● Collected data
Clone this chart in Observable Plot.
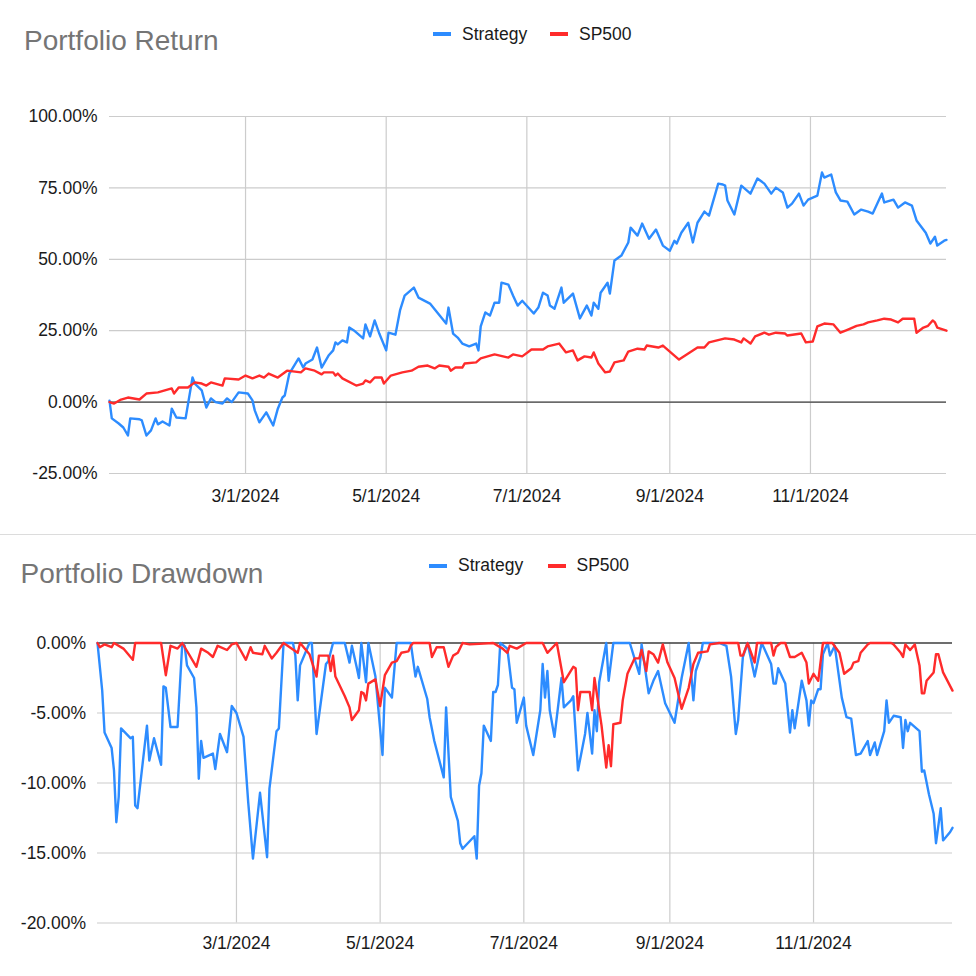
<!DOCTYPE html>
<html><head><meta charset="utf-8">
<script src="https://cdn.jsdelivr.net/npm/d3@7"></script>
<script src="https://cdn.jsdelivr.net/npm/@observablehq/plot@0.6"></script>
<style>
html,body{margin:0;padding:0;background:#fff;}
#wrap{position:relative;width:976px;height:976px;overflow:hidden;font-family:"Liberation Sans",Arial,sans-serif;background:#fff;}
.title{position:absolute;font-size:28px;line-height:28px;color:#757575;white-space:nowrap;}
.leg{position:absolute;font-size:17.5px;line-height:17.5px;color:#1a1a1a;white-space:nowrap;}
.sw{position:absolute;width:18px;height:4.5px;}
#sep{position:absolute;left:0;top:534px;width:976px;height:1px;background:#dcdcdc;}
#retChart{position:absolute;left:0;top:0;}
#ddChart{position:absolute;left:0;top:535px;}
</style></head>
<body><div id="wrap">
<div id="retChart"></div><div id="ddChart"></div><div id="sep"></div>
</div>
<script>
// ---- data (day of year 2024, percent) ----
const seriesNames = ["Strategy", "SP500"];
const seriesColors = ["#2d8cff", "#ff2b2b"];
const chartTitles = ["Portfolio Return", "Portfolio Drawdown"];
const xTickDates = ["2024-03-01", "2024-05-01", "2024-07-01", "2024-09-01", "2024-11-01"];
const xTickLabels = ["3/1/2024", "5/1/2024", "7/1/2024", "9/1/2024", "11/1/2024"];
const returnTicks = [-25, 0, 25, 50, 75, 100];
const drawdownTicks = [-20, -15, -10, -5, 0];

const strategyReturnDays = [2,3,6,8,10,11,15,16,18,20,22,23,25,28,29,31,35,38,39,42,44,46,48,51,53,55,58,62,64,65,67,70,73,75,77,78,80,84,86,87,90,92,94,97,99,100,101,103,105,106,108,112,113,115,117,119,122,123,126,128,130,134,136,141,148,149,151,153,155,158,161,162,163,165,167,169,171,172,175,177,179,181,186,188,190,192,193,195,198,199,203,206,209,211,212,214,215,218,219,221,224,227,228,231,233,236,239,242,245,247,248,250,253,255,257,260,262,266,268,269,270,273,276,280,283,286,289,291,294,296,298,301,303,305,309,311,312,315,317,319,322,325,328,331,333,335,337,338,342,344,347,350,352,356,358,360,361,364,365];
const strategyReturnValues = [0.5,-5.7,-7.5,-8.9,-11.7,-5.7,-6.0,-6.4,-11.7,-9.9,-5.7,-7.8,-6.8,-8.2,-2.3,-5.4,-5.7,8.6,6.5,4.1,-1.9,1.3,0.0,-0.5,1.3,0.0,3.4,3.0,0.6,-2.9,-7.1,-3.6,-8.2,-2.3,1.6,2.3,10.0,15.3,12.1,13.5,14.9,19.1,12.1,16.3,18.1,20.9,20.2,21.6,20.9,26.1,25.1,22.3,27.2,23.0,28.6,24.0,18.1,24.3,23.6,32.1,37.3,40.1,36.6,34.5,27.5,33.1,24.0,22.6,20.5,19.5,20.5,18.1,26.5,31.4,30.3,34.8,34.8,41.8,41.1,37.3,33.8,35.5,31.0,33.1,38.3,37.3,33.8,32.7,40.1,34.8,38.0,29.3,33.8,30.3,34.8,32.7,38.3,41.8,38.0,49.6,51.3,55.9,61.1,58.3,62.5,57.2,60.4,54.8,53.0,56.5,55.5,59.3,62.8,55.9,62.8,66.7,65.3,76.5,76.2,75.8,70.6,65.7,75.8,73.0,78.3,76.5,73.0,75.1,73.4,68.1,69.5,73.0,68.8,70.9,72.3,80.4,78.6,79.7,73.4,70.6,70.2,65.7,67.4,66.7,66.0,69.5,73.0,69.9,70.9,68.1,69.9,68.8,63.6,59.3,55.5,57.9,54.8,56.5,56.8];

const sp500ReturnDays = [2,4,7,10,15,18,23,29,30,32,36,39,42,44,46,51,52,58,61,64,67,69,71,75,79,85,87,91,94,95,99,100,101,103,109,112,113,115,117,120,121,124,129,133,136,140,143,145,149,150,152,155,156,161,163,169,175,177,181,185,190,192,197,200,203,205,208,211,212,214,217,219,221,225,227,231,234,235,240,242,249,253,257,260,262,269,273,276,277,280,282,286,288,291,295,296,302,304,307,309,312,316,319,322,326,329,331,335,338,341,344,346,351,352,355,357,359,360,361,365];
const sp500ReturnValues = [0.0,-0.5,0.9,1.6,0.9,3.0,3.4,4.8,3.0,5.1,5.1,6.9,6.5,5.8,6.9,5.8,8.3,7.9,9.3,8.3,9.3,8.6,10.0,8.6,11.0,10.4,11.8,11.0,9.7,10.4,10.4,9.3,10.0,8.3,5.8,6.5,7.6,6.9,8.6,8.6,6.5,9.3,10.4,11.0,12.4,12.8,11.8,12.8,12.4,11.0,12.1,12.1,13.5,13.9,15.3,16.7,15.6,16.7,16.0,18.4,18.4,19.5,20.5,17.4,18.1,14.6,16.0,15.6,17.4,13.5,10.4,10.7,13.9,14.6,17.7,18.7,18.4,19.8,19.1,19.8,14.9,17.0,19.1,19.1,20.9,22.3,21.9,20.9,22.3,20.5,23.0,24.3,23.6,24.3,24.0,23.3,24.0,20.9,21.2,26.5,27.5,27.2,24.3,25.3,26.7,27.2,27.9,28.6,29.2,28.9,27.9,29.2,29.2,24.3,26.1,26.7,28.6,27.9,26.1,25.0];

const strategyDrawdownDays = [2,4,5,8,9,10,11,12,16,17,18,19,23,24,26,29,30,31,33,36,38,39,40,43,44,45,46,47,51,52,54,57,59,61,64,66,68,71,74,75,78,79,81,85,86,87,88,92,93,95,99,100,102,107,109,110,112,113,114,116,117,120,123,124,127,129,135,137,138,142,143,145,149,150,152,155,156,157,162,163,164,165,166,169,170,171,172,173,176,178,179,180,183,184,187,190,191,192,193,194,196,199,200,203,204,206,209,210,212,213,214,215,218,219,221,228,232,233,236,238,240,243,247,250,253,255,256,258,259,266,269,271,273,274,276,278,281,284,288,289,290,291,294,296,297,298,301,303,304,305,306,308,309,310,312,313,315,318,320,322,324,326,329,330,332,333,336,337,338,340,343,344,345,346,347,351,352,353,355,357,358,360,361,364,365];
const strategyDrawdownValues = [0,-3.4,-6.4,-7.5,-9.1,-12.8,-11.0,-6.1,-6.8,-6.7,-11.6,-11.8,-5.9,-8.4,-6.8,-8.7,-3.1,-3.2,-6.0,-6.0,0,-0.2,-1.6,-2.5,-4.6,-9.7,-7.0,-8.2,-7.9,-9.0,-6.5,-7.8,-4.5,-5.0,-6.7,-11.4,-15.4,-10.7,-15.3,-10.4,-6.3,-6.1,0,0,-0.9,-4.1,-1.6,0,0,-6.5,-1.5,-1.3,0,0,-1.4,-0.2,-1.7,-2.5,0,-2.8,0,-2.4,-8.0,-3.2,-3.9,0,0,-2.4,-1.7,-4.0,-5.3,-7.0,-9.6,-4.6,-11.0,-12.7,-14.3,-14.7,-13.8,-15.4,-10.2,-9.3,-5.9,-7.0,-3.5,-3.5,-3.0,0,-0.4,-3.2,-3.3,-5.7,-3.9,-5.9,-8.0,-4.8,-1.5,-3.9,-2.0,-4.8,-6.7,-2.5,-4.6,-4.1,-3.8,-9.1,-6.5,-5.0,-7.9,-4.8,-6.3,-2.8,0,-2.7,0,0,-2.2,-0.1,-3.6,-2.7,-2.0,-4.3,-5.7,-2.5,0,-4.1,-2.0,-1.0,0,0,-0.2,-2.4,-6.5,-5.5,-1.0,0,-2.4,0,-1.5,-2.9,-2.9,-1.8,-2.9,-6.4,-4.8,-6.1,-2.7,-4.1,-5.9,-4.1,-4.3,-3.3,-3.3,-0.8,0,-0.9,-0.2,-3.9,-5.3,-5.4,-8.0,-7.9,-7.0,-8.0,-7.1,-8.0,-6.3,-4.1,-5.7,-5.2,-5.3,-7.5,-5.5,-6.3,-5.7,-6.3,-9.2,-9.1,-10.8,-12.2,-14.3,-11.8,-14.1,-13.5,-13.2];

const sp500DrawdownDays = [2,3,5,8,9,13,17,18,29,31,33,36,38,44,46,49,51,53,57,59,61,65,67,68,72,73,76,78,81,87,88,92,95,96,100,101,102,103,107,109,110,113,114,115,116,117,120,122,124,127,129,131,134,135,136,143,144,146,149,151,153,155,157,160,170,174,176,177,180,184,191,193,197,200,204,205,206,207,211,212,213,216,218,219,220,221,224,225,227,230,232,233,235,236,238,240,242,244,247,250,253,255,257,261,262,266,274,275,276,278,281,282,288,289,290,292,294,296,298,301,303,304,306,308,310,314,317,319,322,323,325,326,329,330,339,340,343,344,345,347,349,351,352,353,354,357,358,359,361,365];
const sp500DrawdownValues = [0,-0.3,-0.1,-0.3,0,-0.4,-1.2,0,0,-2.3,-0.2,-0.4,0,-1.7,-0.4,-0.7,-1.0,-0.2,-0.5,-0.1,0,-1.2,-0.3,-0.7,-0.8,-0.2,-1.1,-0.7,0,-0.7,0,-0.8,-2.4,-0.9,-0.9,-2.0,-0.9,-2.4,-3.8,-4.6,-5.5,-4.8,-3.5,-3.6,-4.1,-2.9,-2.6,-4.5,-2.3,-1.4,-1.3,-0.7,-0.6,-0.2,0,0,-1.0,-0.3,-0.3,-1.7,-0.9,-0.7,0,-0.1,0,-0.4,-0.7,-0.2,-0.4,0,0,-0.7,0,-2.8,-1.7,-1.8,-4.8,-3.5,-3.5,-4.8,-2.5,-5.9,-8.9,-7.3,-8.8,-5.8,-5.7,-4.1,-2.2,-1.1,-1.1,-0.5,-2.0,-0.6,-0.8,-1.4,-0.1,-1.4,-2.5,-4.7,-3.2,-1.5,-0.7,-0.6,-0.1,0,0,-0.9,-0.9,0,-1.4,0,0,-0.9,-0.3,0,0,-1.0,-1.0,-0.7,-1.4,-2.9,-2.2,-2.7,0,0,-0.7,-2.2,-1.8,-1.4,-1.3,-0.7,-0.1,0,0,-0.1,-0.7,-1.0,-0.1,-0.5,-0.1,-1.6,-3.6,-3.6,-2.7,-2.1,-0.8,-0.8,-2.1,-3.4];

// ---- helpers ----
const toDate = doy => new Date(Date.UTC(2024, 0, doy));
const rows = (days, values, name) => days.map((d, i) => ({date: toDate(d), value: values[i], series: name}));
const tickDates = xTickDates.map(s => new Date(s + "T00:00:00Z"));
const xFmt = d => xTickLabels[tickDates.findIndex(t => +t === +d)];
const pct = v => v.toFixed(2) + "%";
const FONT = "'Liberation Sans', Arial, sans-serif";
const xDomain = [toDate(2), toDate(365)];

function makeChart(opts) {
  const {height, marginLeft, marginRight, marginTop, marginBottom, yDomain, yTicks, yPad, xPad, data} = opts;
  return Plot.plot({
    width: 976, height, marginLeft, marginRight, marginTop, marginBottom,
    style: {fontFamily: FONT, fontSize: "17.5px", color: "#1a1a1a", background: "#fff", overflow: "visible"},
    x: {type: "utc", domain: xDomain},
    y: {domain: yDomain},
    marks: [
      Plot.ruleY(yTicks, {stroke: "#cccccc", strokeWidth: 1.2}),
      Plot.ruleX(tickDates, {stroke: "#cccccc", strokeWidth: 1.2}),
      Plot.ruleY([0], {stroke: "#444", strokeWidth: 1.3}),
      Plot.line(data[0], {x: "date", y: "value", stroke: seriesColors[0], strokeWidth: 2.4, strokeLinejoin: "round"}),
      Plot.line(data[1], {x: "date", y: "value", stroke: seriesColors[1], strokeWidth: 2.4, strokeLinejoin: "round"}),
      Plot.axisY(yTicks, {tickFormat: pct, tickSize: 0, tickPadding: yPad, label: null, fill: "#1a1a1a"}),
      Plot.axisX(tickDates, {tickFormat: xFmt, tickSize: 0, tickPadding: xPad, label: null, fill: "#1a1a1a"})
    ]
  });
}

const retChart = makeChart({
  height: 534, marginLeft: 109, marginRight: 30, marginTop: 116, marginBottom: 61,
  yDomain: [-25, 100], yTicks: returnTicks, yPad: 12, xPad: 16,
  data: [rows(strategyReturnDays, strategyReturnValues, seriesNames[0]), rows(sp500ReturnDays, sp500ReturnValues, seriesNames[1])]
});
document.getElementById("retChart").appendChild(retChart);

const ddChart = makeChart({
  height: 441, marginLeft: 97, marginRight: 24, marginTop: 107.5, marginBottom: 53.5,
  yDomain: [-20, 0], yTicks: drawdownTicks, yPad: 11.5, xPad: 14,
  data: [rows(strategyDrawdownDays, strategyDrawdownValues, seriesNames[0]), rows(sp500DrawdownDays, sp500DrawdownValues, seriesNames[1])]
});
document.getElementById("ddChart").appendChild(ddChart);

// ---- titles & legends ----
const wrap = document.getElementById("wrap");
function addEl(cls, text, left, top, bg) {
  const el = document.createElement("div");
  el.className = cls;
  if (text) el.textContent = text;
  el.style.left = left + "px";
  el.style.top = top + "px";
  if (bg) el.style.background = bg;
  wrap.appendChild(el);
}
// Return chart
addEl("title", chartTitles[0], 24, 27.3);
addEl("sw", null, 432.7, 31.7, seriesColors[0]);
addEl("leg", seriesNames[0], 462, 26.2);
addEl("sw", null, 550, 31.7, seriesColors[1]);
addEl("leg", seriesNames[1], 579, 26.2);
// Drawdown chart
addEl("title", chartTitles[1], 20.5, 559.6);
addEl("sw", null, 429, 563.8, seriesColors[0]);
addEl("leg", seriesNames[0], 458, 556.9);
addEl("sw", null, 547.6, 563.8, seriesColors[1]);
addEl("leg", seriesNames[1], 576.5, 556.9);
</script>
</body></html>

● Task requirements
Give again, exactly, the lines from the start of the data through the one holding "const drawdownTicks = [-20, -15, -10, -5, 0];"; omit the pictures.

● Written answer
Clone this chart in Observable Plot.
<!DOCTYPE html>
<html><head><meta charset="utf-8">
<script src="https://cdn.jsdelivr.net/npm/d3@7"></script>
<script src="https://cdn.jsdelivr.net/npm/@observablehq/plot@0.6"></script>
<style>
html,body{margin:0;padding:0;background:#fff;}
#wrap{position:relative;width:976px;height:976px;overflow:hidden;font-family:"Liberation Sans",Arial,sans-serif;background:#fff;}
.title{position:absolute;font-size:28px;line-height:28px;color:#757575;white-space:nowrap;}
.leg{position:absolute;font-size:17.5px;line-height:17.5px;color:#1a1a1a;white-space:nowrap;}
.sw{position:absolute;width:18px;height:4.5px;}
#sep{position:absolute;left:0;top:534px;width:976px;height:1px;background:#dcdcdc;}
#retChart{position:absolute;left:0;top:0;}
#ddChart{position:absolute;left:0;top:535px;}
</style></head>
<body><div id="wrap">
<div id="retChart"></div><div id="ddChart"></div><div id="sep"></div>
</div>
<script>
// ---- data (day of year 2024, percent) ----
const seriesNames = ["Strategy", "SP500"];
const seriesColors = ["#2d8cff", "#ff2b2b"];
const chartTitles = ["Portfolio Return", "Portfolio Drawdown"];
const xTickDates = ["2024-03-01", "2024-05-01", "2024-07-01", "2024-09-01", "2024-11-01"];
const xTickLabels = ["3/1/2024", "5/1/2024", "7/1/2024", "9/1/2024", "11/1/2024"];
const returnTicks = [-25, 0, 25, 50, 75, 100];
const drawdownTicks = [-20, -15, -10, -5, 0];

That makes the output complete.